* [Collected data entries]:
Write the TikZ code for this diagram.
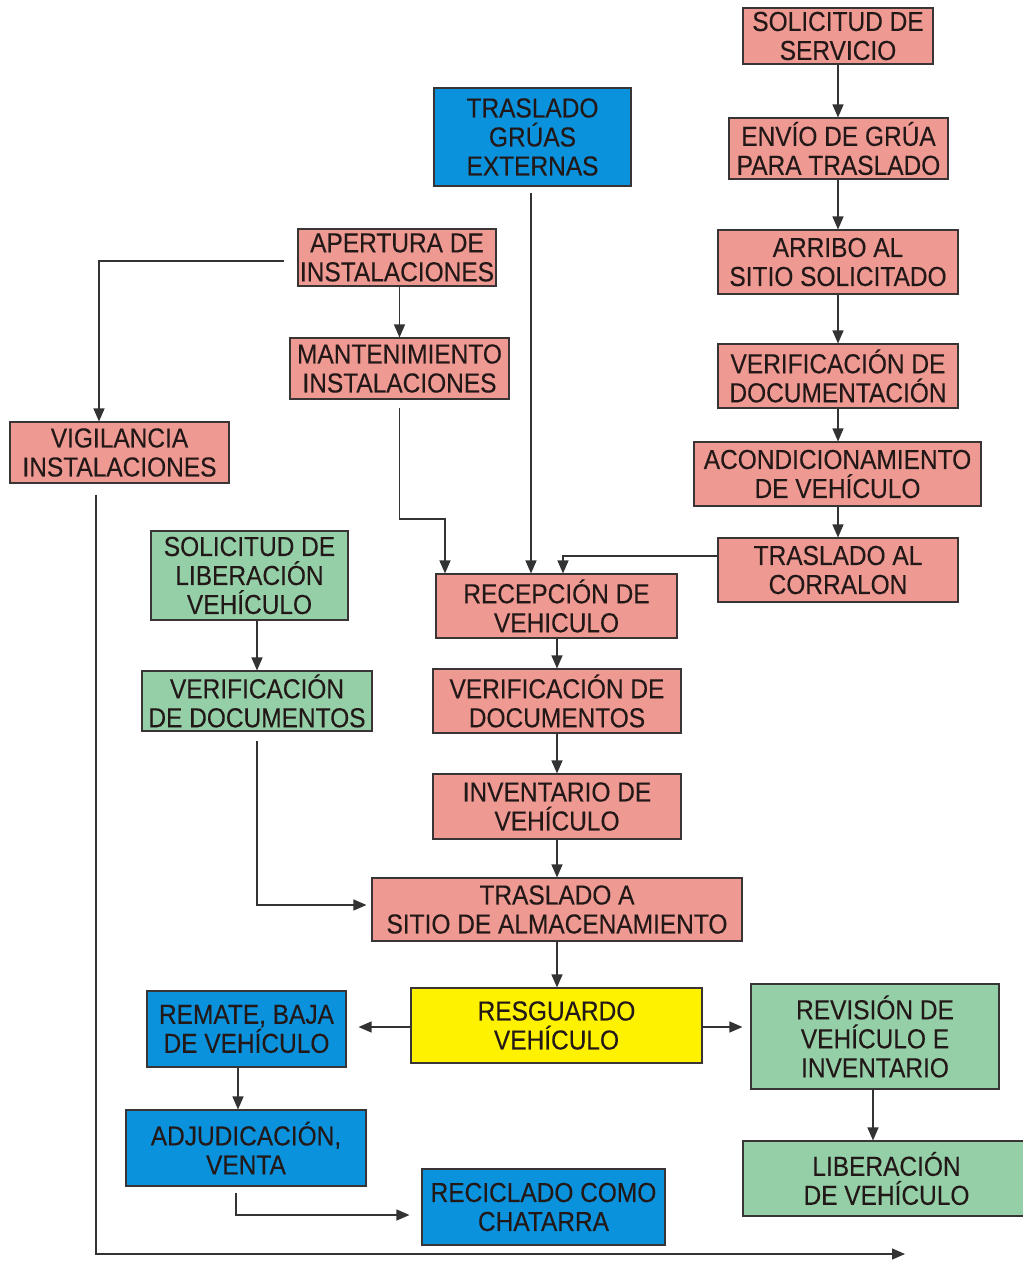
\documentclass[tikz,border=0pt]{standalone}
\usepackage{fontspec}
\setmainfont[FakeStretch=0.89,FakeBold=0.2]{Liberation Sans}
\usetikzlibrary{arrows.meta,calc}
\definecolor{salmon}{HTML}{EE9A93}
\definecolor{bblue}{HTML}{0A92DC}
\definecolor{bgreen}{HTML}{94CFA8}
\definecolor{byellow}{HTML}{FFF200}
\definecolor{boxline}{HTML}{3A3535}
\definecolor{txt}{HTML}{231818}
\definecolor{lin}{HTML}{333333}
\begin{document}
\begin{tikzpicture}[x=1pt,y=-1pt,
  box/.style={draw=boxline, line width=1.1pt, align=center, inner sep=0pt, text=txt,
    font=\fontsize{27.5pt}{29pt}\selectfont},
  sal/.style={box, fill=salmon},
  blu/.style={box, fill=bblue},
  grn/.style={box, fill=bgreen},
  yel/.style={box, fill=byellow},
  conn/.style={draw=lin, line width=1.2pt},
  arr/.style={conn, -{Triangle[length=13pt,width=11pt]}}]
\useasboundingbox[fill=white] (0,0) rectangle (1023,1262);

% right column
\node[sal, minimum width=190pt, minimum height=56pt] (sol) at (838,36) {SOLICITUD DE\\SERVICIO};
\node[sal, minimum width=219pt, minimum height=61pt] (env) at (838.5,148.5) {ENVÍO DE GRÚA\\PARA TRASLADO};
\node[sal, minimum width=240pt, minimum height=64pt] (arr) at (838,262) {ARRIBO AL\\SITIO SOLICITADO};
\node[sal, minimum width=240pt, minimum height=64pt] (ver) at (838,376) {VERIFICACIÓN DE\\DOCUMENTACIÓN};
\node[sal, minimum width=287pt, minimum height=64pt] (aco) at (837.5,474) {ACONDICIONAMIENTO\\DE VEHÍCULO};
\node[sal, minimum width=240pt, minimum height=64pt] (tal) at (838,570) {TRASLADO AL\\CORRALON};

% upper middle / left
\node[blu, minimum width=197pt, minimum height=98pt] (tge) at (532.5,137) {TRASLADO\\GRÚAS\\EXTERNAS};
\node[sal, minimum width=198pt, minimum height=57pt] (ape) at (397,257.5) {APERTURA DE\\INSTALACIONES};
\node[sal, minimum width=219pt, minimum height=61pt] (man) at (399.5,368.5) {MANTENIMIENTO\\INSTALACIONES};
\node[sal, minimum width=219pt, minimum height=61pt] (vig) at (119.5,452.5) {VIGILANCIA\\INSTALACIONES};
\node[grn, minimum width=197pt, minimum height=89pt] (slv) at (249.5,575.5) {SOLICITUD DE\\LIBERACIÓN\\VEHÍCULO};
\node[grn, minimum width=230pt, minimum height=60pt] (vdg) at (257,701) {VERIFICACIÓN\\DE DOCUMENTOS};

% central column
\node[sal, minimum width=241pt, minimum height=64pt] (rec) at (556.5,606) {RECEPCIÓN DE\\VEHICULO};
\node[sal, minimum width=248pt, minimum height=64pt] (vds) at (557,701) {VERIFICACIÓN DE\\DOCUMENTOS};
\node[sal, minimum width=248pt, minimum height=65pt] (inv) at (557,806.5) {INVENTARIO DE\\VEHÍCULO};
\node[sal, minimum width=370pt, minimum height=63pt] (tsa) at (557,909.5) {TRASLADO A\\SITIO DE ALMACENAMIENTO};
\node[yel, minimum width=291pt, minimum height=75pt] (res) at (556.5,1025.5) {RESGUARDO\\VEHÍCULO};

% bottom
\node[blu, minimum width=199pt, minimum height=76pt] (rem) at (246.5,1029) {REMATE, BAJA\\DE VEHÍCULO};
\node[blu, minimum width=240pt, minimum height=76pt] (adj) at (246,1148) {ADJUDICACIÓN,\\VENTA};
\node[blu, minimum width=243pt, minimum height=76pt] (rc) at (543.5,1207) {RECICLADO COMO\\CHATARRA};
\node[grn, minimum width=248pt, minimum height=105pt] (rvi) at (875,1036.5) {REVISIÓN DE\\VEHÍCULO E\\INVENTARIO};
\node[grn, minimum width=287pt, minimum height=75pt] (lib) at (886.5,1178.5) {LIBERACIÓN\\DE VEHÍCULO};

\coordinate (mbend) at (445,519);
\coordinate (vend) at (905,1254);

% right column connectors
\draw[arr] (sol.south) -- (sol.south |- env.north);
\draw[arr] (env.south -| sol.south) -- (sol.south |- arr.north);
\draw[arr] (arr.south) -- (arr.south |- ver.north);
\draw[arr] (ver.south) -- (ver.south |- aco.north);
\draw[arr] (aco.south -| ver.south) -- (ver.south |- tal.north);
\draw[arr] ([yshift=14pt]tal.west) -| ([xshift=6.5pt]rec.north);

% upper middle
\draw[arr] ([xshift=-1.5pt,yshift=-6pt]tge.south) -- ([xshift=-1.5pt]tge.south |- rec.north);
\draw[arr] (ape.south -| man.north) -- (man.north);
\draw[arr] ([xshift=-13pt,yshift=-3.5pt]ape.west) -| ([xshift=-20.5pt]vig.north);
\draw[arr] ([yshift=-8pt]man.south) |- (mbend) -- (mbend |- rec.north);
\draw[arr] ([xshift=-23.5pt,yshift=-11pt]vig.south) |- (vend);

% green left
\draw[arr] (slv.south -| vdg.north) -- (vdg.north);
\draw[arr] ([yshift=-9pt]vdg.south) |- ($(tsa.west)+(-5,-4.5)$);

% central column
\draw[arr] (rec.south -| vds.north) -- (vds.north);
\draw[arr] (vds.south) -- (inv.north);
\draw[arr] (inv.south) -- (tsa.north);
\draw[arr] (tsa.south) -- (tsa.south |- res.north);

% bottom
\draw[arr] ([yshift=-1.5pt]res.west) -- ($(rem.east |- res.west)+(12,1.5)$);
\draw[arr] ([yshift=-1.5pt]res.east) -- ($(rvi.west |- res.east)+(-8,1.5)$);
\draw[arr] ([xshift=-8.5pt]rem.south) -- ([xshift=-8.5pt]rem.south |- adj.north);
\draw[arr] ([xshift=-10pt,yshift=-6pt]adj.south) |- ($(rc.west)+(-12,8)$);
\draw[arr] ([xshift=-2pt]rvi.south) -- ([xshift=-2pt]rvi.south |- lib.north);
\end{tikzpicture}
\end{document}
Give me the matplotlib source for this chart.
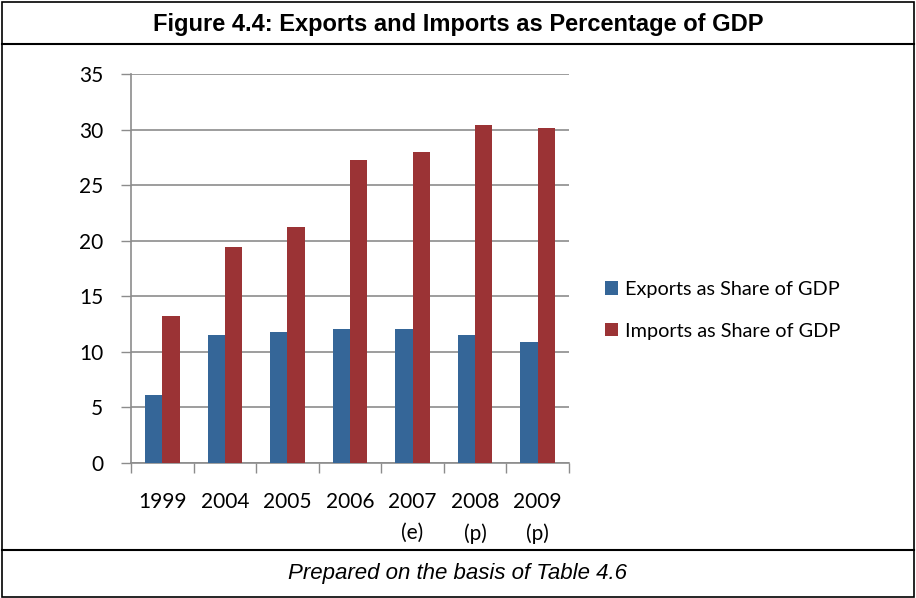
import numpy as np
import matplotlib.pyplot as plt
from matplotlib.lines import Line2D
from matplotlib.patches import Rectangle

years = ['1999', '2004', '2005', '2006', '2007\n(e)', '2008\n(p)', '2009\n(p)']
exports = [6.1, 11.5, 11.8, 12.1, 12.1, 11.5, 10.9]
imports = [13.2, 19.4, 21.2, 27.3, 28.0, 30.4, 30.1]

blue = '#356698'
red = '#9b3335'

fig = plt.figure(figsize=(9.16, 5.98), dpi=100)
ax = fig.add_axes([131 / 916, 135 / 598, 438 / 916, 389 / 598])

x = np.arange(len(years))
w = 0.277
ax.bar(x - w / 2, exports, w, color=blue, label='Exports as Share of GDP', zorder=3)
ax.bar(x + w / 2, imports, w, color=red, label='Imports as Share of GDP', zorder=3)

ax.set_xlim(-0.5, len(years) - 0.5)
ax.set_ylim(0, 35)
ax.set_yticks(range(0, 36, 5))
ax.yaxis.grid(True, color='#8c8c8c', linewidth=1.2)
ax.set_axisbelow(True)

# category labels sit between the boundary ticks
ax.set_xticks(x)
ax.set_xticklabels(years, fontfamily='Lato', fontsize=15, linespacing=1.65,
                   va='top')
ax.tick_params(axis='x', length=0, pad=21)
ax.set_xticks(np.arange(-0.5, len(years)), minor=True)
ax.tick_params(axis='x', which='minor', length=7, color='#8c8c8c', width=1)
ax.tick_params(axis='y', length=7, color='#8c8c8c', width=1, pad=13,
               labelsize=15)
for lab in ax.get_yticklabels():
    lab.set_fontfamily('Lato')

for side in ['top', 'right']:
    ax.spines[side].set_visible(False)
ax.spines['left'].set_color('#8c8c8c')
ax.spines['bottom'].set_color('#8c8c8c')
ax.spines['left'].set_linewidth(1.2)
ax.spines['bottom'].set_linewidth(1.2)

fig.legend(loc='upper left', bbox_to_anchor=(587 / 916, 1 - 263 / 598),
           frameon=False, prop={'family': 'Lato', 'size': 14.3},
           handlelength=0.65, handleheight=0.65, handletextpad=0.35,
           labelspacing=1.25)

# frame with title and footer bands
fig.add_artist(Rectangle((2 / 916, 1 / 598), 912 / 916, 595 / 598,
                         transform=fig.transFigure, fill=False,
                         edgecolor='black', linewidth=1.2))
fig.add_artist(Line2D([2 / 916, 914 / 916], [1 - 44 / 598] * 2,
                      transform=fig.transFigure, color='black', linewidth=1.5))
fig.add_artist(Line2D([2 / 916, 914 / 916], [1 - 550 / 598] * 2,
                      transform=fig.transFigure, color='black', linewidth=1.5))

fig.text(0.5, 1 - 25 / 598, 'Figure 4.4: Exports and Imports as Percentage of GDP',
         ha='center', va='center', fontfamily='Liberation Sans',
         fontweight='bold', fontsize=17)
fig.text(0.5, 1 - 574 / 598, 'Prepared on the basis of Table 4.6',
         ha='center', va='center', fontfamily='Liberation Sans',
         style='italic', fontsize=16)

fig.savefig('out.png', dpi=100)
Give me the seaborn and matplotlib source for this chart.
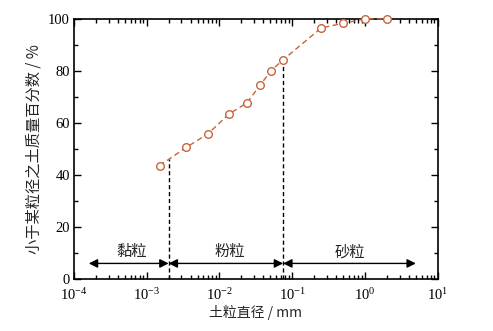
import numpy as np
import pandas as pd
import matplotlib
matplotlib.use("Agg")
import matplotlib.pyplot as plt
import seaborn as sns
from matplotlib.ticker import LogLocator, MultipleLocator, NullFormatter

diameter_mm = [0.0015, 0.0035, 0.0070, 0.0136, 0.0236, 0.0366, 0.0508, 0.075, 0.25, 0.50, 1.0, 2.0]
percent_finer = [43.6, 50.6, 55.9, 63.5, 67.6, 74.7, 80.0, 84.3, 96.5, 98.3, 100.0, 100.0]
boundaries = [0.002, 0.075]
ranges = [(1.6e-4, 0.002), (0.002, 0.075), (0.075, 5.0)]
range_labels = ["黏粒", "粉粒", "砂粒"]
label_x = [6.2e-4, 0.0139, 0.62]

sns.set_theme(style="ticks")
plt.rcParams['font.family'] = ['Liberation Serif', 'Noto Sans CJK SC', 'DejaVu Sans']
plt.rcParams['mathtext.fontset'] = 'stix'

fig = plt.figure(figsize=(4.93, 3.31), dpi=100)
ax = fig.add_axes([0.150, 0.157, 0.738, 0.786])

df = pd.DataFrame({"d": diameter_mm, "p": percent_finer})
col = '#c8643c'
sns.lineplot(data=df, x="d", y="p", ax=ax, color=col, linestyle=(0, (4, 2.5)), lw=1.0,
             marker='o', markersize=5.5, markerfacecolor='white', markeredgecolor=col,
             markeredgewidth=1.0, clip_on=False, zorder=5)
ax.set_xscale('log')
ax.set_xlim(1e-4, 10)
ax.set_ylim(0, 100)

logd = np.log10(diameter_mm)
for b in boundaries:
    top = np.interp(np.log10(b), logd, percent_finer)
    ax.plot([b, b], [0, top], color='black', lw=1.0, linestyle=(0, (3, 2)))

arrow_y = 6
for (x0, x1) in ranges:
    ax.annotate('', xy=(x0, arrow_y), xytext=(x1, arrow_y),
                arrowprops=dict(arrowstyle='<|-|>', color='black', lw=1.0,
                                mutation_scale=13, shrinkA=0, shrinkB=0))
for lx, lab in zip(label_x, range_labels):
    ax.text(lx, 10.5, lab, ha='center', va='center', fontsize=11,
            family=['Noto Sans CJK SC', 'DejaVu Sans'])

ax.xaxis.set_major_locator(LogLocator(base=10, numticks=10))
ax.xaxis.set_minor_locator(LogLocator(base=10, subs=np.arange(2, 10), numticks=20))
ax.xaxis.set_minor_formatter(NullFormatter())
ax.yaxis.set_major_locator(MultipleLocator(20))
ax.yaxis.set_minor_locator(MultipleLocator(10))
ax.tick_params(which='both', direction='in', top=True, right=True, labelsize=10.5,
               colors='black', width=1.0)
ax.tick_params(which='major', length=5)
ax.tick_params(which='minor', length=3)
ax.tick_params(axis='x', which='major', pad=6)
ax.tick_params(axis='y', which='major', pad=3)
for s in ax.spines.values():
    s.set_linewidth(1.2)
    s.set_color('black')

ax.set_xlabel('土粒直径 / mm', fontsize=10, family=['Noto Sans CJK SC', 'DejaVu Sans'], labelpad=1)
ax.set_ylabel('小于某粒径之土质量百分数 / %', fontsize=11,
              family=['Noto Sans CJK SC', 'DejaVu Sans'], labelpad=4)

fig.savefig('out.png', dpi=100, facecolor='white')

* [WHAT IS BEING ASKED]:
Do not copy any pictures. Retype exactly the stretch from the line with "Give me the seaborn" through the line with "linestyle=(0, (3, 2)))".

* [RESULT FOR THIS TASK]:
Give me the seaborn and matplotlib source for this chart.
import numpy as np
import pandas as pd
import matplotlib
matplotlib.use("Agg")
import matplotlib.pyplot as plt
import seaborn as sns
from matplotlib.ticker import LogLocator, MultipleLocator, NullFormatter

diameter_mm = [0.0015, 0.0035, 0.0070, 0.0136, 0.0236, 0.0366, 0.0508, 0.075, 0.25, 0.50, 1.0, 2.0]
percent_finer = [43.6, 50.6, 55.9, 63.5, 67.6, 74.7, 80.0, 84.3, 96.5, 98.3, 100.0, 100.0]
boundaries = [0.002, 0.075]
ranges = [(1.6e-4, 0.002), (0.002, 0.075), (0.075, 5.0)]
range_labels = ["黏粒", "粉粒", "砂粒"]
label_x = [6.2e-4, 0.0139, 0.62]

sns.set_theme(style="ticks")
plt.rcParams['font.family'] = ['Liberation Serif', 'Noto Sans CJK SC', 'DejaVu Sans']
plt.rcParams['mathtext.fontset'] = 'stix'

fig = plt.figure(figsize=(4.93, 3.31), dpi=100)
ax = fig.add_axes([0.150, 0.157, 0.738, 0.786])

df = pd.DataFrame({"d": diameter_mm, "p": percent_finer})
col = '#c8643c'
sns.lineplot(data=df, x="d", y="p", ax=ax, color=col, linestyle=(0, (4, 2.5)), lw=1.0,
             marker='o', markersize=5.5, markerfacecolor='white', markeredgecolor=col,
             markeredgewidth=1.0, clip_on=False, zorder=5)
ax.set_xscale('log')
ax.set_xlim(1e-4, 10)
ax.set_ylim(0, 100)

logd = np.log10(diameter_mm)
for b in boundaries:
    top = np.interp(np.log10(b), logd, percent_finer)
    ax.plot([b, b], [0, top], color='black', lw=1.0, linestyle=(0, (3, 2)))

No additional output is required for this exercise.